Me mettant moi-même dans une certaine déambulation pour mieux raconter la sienne, je pensais alors à toutes les héroïnes passées ici. Il y en avait d’évidentes dont on disait même qu’elles avaient “fait” Saint-Tropez. BB qui, pour beaucoup, l’aurait “créé” en 1956. Françoise Sagan, qui, deux ans auparavant disait pourtant “ici, c’est plus comme avant”. Et d’autres illustres dénommées Juliette, Romy, Michèle, ou encore Annabel…

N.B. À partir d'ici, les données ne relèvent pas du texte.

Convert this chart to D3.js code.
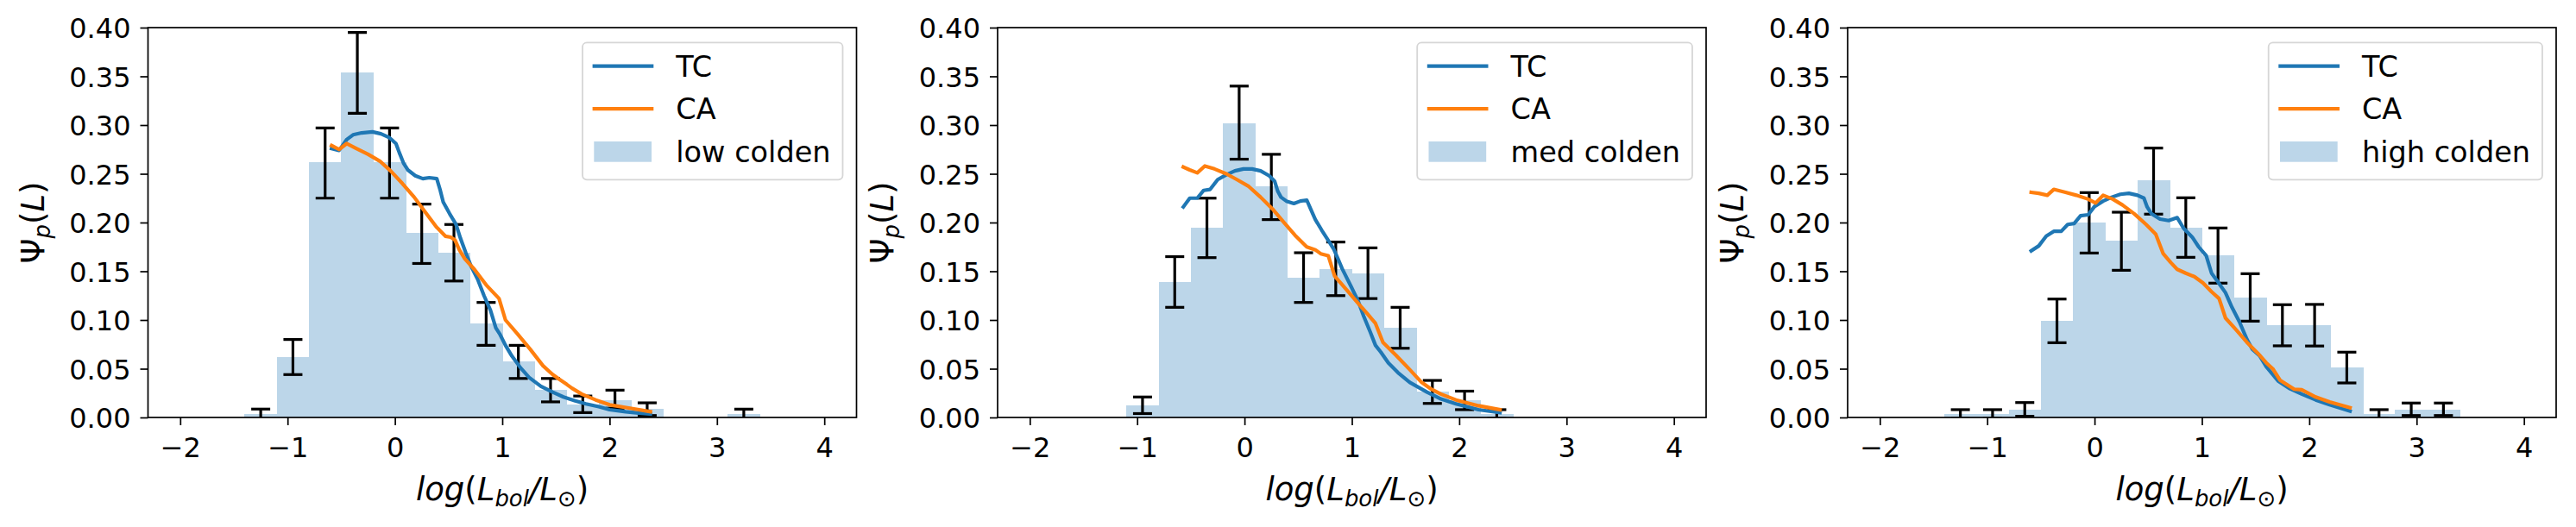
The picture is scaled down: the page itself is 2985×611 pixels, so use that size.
<!DOCTYPE html>
<html><head><meta charset="utf-8">
<script src="https://cdn.jsdelivr.net/npm/d3@7"></script>
<style>
body{margin:0;background:#fff}
svg{display:block}
text{font-family:"DejaVu Sans",sans-serif;fill:#000}
</style>
</head><body>
<svg id="c" width="2985" height="611"></svg>
<script>
// ---------------- DATA ----------------
const binLefts = [-1.4,-1.1,-0.8,-0.5,-0.2,0.1,0.4,0.7,1.0,1.3,1.6,1.9,2.2,2.5,2.8,3.1];
const binWidth = 0.3;
const xTicks = [-2,-1,0,1,2,3,4];
const yTicks = [0.00,0.05,0.10,0.15,0.20,0.25,0.30,0.35,0.40];
const seriesNames = ["TC","CA"];
const panelNames = ["low colden","med colden","high colden"];

// histogram heights
const lowHist  = [0.0035,0.062,0.262,0.354,0.262,0.189,0.169,0.0965,0.0575,0.0285,0.013,0.018,0.0088,0,0,0.0035];
const medHist  = [0,0.0124,0.139,0.195,0.3015,0.237,0.1434,0.1525,0.1475,0.092,0.0265,0.0177,0.0035,0,0,0];
const highHist = [0.0035,0.0035,0.008,0.0994,0.1997,0.1811,0.2431,0.1947,0.1664,0.123,0.095,0.0948,0.0513,0.0035,0.008,0.008];

// error bar lower / upper ends (null = no error bar)
const lowErrLo  = [-0.0016,0.044,0.225,0.312,0.225,0.158,0.140,0.074,0.040,0.016,0.005,0.0095,0.002,null,null,-0.0016];
const lowErrHi  = [0.0086,0.080,0.297,0.395,0.297,0.219,0.198,0.118,0.074,0.040,0.022,0.028,0.015,null,null,0.0086];
const medErrLo  = [null,0.004,0.113,0.164,0.265,0.203,0.118,0.125,0.122,0.071,0.0144,0.008,-0.001,null,null,null];
const medErrHi  = [null,0.021,0.165,0.225,0.340,0.270,0.169,0.180,0.174,0.113,0.038,0.027,0.008,null,null,null];
const highErrLo = [-0.001,-0.001,0.0012,0.0767,0.1687,0.151,0.2086,0.1643,0.1378,0.0988,0.0735,0.0733,0.0354,-0.001,0.002,0.002];
const highErrHi = [0.008,0.008,0.0153,0.1215,0.2307,0.2106,0.2764,0.2254,0.1944,0.1475,0.1157,0.116,0.067,0.008,0.0148,0.0148];

// model curves [logL, Psi]
const lowTC = [[-0.59,0.276],[-0.52,0.274],[-0.45,0.285],[-0.39,0.290],[-0.31,0.292],[-0.21,0.293],[-0.13,0.291],[-0.05,0.287],[0.01,0.281],[0.04,0.272],[0.08,0.261],[0.12,0.254],[0.19,0.248],[0.26,0.245],[0.32,0.246],[0.39,0.245],[0.42,0.234],[0.45,0.221],[0.51,0.209],[0.57,0.198],[0.61,0.184],[0.66,0.169],[0.71,0.155],[0.77,0.142],[0.83,0.125],[0.89,0.110],[0.94,0.092],[0.98,0.085],[1.03,0.074],[1.09,0.063],[1.17,0.051],[1.25,0.041],[1.36,0.032],[1.47,0.026],[1.57,0.021],[1.68,0.017],[1.78,0.014],[1.90,0.011],[2.00,0.008],[2.15,0.0058],[2.27,0.0045],[2.38,0.0035]];
const lowCA = [[-0.59,0.279],[-0.52,0.275],[-0.45,0.281],[-0.36,0.276],[-0.25,0.270],[-0.14,0.263],[-0.04,0.253],[0.07,0.240],[0.18,0.226],[0.28,0.211],[0.39,0.195],[0.47,0.186],[0.52,0.185],[0.56,0.182],[0.60,0.172],[0.65,0.163],[0.74,0.152],[0.85,0.136],[0.97,0.122],[1.03,0.100],[1.14,0.086],[1.26,0.070],[1.38,0.053],[1.47,0.044],[1.52,0.040],[1.60,0.034],[1.65,0.030],[1.74,0.024],[1.87,0.018],[2.00,0.013],[2.19,0.0095],[2.38,0.006]];
const medTC = [[-0.57,0.216],[-0.51,0.225],[-0.44,0.225],[-0.38,0.233],[-0.32,0.234],[-0.25,0.244],[-0.17,0.249],[-0.09,0.253],[-0.01,0.255],[0.07,0.255],[0.15,0.253],[0.23,0.248],[0.28,0.2425],[0.31,0.232],[0.34,0.226],[0.39,0.222],[0.46,0.2195],[0.52,0.222],[0.58,0.223],[0.62,0.213],[0.66,0.203],[0.72,0.192],[0.79,0.180],[0.83,0.173],[0.87,0.163],[0.91,0.1525],[0.99,0.135],[1.06,0.119],[1.11,0.104],[1.17,0.088],[1.22,0.074],[1.27,0.067],[1.34,0.056],[1.43,0.046],[1.54,0.036],[1.70,0.026],[1.83,0.019],[1.97,0.014],[2.18,0.008],[2.38,0.005]];
const medCA = [[-0.57,0.257],[-0.51,0.254],[-0.44,0.251],[-0.37,0.258],[-0.28,0.255],[-0.17,0.250],[-0.07,0.244],[0.04,0.237],[0.15,0.226],[0.26,0.214],[0.36,0.201],[0.47,0.187],[0.58,0.175],[0.66,0.172],[0.71,0.168],[0.78,0.166],[0.84,0.145],[0.95,0.131],[1.06,0.117],[1.14,0.107],[1.22,0.0965],[1.29,0.077],[1.41,0.064],[1.54,0.049],[1.65,0.036],[1.74,0.029],[1.83,0.024],[1.97,0.018],[2.18,0.012],[2.38,0.008]];
const highTC = [[-0.59,0.171],[-0.52,0.176],[-0.45,0.186],[-0.38,0.191],[-0.31,0.191],[-0.25,0.198],[-0.19,0.199],[-0.13,0.207],[-0.06,0.208],[0.00,0.2165],[0.08,0.222],[0.16,0.226],[0.24,0.229],[0.32,0.230],[0.40,0.228],[0.46,0.225],[0.49,0.216],[0.53,0.209],[0.61,0.2035],[0.69,0.202],[0.77,0.205],[0.83,0.194],[0.91,0.185],[0.97,0.175],[1.04,0.166],[1.09,0.148],[1.15,0.139],[1.22,0.128],[1.28,0.113],[1.35,0.098],[1.42,0.080],[1.47,0.070],[1.54,0.063],[1.60,0.052],[1.71,0.0375],[1.82,0.0295],[1.93,0.024],[2.06,0.018],[2.19,0.013],[2.38,0.0065]];
const highCA = [[-0.59,0.231],[-0.52,0.230],[-0.44,0.228],[-0.38,0.234],[-0.27,0.231],[-0.17,0.228],[-0.06,0.224],[0.01,0.220],[0.08,0.228],[0.17,0.224],[0.26,0.218],[0.37,0.209],[0.48,0.198],[0.57,0.188],[0.64,0.168],[0.71,0.159],[0.77,0.152],[0.85,0.148],[0.93,0.1445],[1.01,0.138],[1.09,0.129],[1.16,0.122],[1.22,0.102],[1.31,0.091],[1.42,0.077],[1.52,0.066],[1.60,0.056],[1.66,0.050],[1.73,0.038],[1.86,0.029],[1.93,0.0285],[2.06,0.021],[2.19,0.016],[2.38,0.010]];

// ---------------- LAYOUT ----------------
const panels = [
  {name: panelNames[0], hist: lowHist,  lo: lowErrLo,  hi: lowErrHi,  tc: lowTC,  ca: lowCA},
  {name: panelNames[1], hist: medHist,  lo: medErrLo,  hi: medErrHi,  tc: medTC,  ca: medCA},
  {name: panelNames[2], hist: highHist, lo: highErrLo, hi: highErrHi, tc: highTC, ca: highCA}
];
const panelLefts = [171.5, 1156, 2141];
const W = 821, TOP = 32, BOTTOM = 484;
const colors = {TC: "#1f77b4", CA: "#ff7f0e", bar: "rgb(188,214,233)"};
const tickFont = 32, labelFont = 37, legendFont = 33.5;

const svg = d3.select("#c");

panels.forEach((p, i) => {
  const L = panelLefts[i];
  const x = d3.scaleLinear().domain([-2.3, 4.3]).range([L, L + W]);
  const y = d3.scaleLinear().domain([0, 0.4]).range([BOTTOM, TOP]);
  const g = svg.append("g");
  const clipId = "clip" + i;
  svg.append("clipPath").attr("id", clipId).append("rect")
    .attr("x", L).attr("y", TOP).attr("width", W).attr("height", BOTTOM - TOP);
  const plot = g.append("g").attr("clip-path", `url(#${clipId})`);

  // bars
  plot.selectAll("rect.bar").data(binLefts.map((b, k) => ({b, h: p.hist[k]})).filter(d => d.h > 0))
    .enter().append("rect")
    .attr("x", d => x(d.b)).attr("width", d => x(d.b + binWidth) - x(d.b) + 0.6)
    .attr("y", d => y(d.h)).attr("height", d => y(0) - y(d.h))
    .attr("fill", colors.bar).attr("shape-rendering", "crispEdges");

  // error bars
  const errs = binLefts.map((b, k) => ({c: b + binWidth / 2, lo: p.lo[k], hi: p.hi[k]})).filter(d => d.lo !== null);
  const eg = plot.append("g").attr("stroke", "#000").attr("stroke-width", 3.2).attr("fill", "none");
  errs.forEach(d => {
    const cx = x(d.c);
    eg.append("line").attr("x1", cx).attr("x2", cx).attr("y1", y(d.lo)).attr("y2", y(d.hi));
    eg.append("line").attr("x1", cx - 11).attr("x2", cx + 11).attr("y1", y(d.lo)).attr("y2", y(d.lo));
    eg.append("line").attr("x1", cx - 11).attr("x2", cx + 11).attr("y1", y(d.hi)).attr("y2", y(d.hi));
  });

  // lines
  const line = d3.line().x(d => x(d[0])).y(d => y(d[1]));
  [["TC", p.tc], ["CA", p.ca]].forEach(([n, data]) => {
    plot.append("path").attr("d", line(data)).attr("fill", "none")
      .attr("stroke", colors[n]).attr("stroke-width", 4.2)
      .attr("stroke-linejoin", "round").attr("stroke-linecap", "square");
  });

  // axes
  const xAxis = d3.axisBottom(x).tickValues(xTicks).tickSize(9).tickPadding(12)
    .tickFormat(d => d < 0 ? "\u2212" + Math.abs(d) : String(d));
  const gx = g.append("g").attr("transform", `translate(0,${BOTTOM})`).call(xAxis);
  const yAxis = d3.axisLeft(y).tickValues(yTicks).tickSize(9).tickPadding(11).tickFormat(d3.format(".2f"));
  const gy = g.append("g").attr("transform", `translate(${L},0)`).call(yAxis);
  [gx, gy].forEach(a => {
    a.select(".domain").remove();
    a.selectAll(".tick line").attr("stroke", "#000").attr("stroke-width", 1.7);
    a.selectAll(".tick text").attr("font-size", tickFont).attr("font-family", "DejaVu Sans").attr("fill", "#000");
  });
  gx.selectAll(".tick text").attr("dy", null).attr("y", 46);
  gy.selectAll(".tick text").attr("dy", "0.36em");

  // frame
  g.append("rect").attr("x", L).attr("y", TOP).attr("width", W).attr("height", BOTTOM - TOP)
    .attr("fill", "none").attr("stroke", "#000").attr("stroke-width", 1.7);

  // x label: log(L_bol/L_sun)
  const xl = g.append("text").attr("x", L + W / 2).attr("y", 580)
    .attr("text-anchor", "middle").attr("font-size", labelFont);
  xl.append("tspan").attr("font-style", "italic").text("log");
  xl.append("tspan").text("(");
  xl.append("tspan").attr("font-style", "italic").text("L");
  xl.append("tspan").attr("font-style", "italic").attr("font-size", labelFont * 0.7).attr("dy", 7).text("bol");
  xl.append("tspan").attr("font-style", "italic").attr("dy", -7).text("/L");
  xl.append("tspan").attr("font-size", labelFont * 0.7).attr("dy", 7).text("\u2299");
  xl.append("tspan").attr("dy", -7).text(")");

  // y label: Psi_p(L)
  const yl = g.append("text").attr("transform", `translate(${L - 121},${(TOP + BOTTOM) / 2}) rotate(-90)`)
    .attr("text-anchor", "middle").attr("font-size", labelFont);
  yl.append("tspan").text("\u03A8");
  yl.append("tspan").attr("font-style", "italic").attr("font-size", labelFont * 0.7).attr("dy", 7).text("p");
  yl.append("tspan").attr("dy", -7).text("(");
  yl.append("tspan").attr("font-style", "italic").text("L");
  yl.append("tspan").text(")");

  // legend
  const lg = g.append("g");
  const frame = lg.append("rect");
  const items = [
    {label: seriesNames[0], type: "line", color: colors.TC},
    {label: seriesNames[1], type: "line", color: colors.CA},
    {label: p.name, type: "patch", color: colors.bar}
  ];
  const texts = [];
  items.forEach((it, k) => {
    const t = lg.append("text").attr("font-size", legendFont).attr("y", 39.7 + k * 49.4).text(it.label);
    texts.push(t);
  });
  const maxW = d3.max(texts, t => t.node().getComputedTextLength());
  const boxW = 108.3 + maxW + 14, boxH = 159;
  const bx = L + W - 16 - boxW, by = TOP + 17.3;
  lg.attr("transform", `translate(${bx},${by})`);
  frame.attr("x", 0).attr("y", 0).attr("width", boxW).attr("height", boxH).attr("rx", 5)
    .attr("fill", "#fff").attr("fill-opacity", 0.8).attr("stroke", "#d6d6d6").attr("stroke-width", 1.8);
  texts.forEach(t => t.attr("x", 108.3));
  items.forEach((it, k) => {
    const cy = 27.4 + k * 49.4;
    if (it.type === "line") {
      lg.append("line").attr("x1", 11.6).attr("x2", 82.3).attr("y1", cy).attr("y2", cy)
        .attr("stroke", it.color).attr("stroke-width", 4.2);
    } else {
      lg.append("rect").attr("x", 13.3).attr("y", 114.7).attr("width", 66.7).attr("height", 23.7).attr("fill", it.color);
    }
  });
});
</script>
</body></html>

Dans les ruelles, apparaissaient alors des personnalités moins célèbres certes, mais qui avaient marqué mon paysage tropézien depuis que je l’arpentais. Au pied de chez moi, le souvenir de Margot Barbier, longtemps propriétaire de l’hôtel voisin qui m’invitait autour d’une table nappée de jaune pâle à manger des biscuits secs en me racontant des histoires que mon jeune âge ne comprenait pas toujours. Je remontais alors la rue des remparts jusqu’à celle de la Miséricorde avant de rejoindre la rue Gambetta. Si j’allais à gauche, le souvenir de Roseline Moreu qui, pendant 41 ans, a tenu les galeries tropéziennes, me faisait signe. Je prenais à droite et c’était désormais celui d’Eugénie qui m’appelait. Eugénie n’était pas forcément sympathique mais était à la tête d’un bazar, mine d’or insoupçonnée du monde des adultes. Les ballons qu’elle vendait, accrochés dehors, illuminaient nos yeux d’enfants, les autres les voyaient-ils seulement ? Tout droit, si je continuais rue des commerçants, j’aperçevais Renée Fuchs qui me faisait entrer dans la chaleur de sa cuisine, et, après le service, prenait le temps, dans le restaurant familial, de me donner la recette de ses petits paquets de courgettes au chèvre frais. Aujourd’hui, Roseline a disparu, Eugénie n’est plus là et Renée n’exerce plus mais me fait de grands gestes depuis sa terrasse lorsqu’elle m’aperçoit.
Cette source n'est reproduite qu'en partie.